2015 seems like a rather late date to be launching a new streaming service for TV shows and movies. But the moment you begin skimming Shout Factory TV, it’s obvious that its aspirations don’t include demolishing Netflix or Hulu.
The free, ad-supported service is full of familiar faces, but most of them are starring in material produced ages ago: people like Bob Newhart (both The Bob Newhart Show and Newhart), Abbott and Costello (The Colgate Comedy Hour), and Weird Al Yankovic (1997’s Weird Al Show). On Shout Factory TV, old episodes of Mystery Science 3000 aren’t filler; they’re more like a raison d’être,.
Shout Factory isn’t going to acquire the rights to Avengers: Age of Ultron, at least in the next decade or two. It won’t be ploughing money into signing up Oscar winners to star in original programming. But its unabashed celebration of the nooks and crannies of our pop-culture past is what makes the service intriguing. It’s launching today.
Shout Factory, which is based in Santa Monica, California, has been in business since 2003, but its founders’ roots as curators of our entertainment heritage go back a lot further than that. They were previously principals at Rhino, which began rescuing music back in the vinyl era and was eventually acquired by Warner Music. Today, Shout Factory releases both DVDs and CDs, still focusing on back catalogs and specialty material which looks like small potatoes to enormous media companies.
Even as the optical-media business has slumped, the company has done well by catering to superfans. A typical example: Its 2014 release of the cult classic WKRP in Cincinnati. A few years earlier, Fox had released the first season of the show in butchered form, with new stock music replacing many of the famous songs which the sitcom had used. Then it lost interest. Shout Factory’s box set includes all four seasons, with more than 90 percent of the original music restored. WKRP lovers ate it up.
Shout Factory President Garson Foos says that the company doesn’t see its physical-disc business dying any time soon, but it’s been working on formulating a digital strategy. Until now, the company’s online efforts have been largely invisible, as majoys players such as Netflix and Amazon distributed programming whose rights were controlled by Shout Factory.
“At this point there’s a real opportunity to do it direct to consumer, and create something with a unique personality and unique programing sensibility,” Foos says. “There’s a real hole in digital markets for library content and niche content.”
At launch, the service is available in a browser-based version for PCs and mobile devices, and as a Roku channel. (iOS and Android apps are on their way, as are versions for devices such as Xbox and Chromecast.) On desktop browsers, the company is partnering with Hulu, which uses a white-label version of its platform to play video and monetize it with advertising; Zype and AdRise handle similar responsibilities on mobile devices and Roku, respectively.
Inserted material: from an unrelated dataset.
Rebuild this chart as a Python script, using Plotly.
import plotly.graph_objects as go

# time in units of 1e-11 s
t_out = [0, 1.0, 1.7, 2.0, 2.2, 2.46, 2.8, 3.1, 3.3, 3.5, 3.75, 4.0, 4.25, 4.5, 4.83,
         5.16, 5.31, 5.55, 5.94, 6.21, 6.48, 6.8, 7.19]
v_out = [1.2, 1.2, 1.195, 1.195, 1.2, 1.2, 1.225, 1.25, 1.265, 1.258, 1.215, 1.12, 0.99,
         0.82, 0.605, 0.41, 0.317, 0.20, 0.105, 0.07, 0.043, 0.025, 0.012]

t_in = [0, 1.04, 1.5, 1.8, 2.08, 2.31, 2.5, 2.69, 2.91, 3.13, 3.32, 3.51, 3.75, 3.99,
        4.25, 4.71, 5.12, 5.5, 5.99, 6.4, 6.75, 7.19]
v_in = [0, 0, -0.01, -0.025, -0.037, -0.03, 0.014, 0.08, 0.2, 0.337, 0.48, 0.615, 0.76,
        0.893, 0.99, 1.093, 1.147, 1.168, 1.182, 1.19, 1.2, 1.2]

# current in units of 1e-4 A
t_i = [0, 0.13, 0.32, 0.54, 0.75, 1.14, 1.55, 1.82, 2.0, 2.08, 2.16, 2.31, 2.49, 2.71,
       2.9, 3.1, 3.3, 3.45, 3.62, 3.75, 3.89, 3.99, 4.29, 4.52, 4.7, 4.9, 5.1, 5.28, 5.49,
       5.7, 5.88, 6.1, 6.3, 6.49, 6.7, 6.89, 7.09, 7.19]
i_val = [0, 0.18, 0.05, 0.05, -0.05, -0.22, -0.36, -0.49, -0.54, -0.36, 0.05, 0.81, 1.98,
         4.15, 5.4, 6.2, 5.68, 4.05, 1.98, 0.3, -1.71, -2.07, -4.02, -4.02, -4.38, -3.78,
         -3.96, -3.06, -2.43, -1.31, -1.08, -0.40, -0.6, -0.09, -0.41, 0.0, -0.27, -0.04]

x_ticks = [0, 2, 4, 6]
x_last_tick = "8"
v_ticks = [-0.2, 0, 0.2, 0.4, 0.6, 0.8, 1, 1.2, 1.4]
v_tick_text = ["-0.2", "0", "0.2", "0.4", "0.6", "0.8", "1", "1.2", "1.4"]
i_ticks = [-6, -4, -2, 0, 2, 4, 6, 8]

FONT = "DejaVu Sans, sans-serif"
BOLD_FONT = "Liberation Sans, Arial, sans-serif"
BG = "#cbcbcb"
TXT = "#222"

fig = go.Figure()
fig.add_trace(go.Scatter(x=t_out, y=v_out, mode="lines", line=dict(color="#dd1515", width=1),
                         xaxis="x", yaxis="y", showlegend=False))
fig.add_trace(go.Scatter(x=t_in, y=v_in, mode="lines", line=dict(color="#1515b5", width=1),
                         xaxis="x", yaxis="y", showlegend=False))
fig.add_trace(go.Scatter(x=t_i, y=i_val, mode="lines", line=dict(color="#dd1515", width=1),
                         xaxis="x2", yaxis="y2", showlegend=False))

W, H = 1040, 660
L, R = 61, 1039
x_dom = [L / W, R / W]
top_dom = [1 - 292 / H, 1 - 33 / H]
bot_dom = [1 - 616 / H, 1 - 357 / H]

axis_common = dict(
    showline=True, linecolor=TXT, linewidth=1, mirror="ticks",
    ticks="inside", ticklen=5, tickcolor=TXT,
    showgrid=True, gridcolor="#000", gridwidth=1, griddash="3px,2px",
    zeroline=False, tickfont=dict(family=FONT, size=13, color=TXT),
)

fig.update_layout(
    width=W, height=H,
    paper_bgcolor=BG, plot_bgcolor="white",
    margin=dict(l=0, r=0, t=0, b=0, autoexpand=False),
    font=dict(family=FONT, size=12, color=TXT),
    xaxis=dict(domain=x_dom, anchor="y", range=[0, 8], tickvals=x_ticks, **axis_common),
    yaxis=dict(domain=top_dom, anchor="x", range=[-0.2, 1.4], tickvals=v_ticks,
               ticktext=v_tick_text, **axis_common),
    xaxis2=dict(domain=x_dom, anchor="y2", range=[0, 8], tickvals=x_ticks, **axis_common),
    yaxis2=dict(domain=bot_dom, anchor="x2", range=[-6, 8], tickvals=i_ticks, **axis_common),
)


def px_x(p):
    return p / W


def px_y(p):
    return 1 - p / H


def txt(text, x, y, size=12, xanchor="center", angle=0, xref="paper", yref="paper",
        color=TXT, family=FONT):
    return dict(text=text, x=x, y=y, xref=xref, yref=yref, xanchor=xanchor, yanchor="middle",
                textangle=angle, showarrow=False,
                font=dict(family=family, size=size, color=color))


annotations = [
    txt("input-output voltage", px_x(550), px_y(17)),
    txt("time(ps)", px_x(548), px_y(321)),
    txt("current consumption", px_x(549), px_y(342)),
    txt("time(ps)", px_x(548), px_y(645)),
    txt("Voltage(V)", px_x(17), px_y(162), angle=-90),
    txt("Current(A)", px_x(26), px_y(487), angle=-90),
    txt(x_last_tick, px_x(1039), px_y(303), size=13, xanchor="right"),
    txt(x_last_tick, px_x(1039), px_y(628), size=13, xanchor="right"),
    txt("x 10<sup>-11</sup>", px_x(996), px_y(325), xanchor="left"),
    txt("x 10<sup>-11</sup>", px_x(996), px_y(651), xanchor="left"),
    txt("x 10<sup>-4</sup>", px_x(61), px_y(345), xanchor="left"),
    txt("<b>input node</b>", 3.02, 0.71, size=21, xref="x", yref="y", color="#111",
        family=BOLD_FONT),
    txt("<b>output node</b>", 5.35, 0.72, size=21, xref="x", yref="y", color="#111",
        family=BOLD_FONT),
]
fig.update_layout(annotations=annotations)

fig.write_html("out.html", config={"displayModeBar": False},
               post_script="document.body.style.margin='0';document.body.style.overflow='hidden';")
By relying on partners, Shout Factory has been able to focus on content deals without having to build technical underpinnings of its own. And doing those deals is indeed a full-time job.
“It’s a real mixed bag,” says Foos of content owners’ willingness to license older material which will never be a gold mine but still has a constituency. “We start out with the rights to a good amount of content, but some of the more popular content we have is up on Netflix or somewhere else in an exclusive deal.”
At the moment, he says, the service is a little more dependent on art films such as Another Country (1984) than he’d like it to be in the long run. (Horror movies like The House That Screamed, hosted by Elvira, are more its style.) Over time, Foos says, “you’re going to see a steady stream of additional programming coming up.”
Oh, and there will be some original shows, too–stuff which is in tune with the service’s quirky character. Last year, for instance, Shout Factory webcast almost five hours of live coverage of Power Morphicon, a Las Vegas convention for Mighty Morphin Power Rangers enthusiasts. House of Cards it isn’t–and that’s sort of the idea.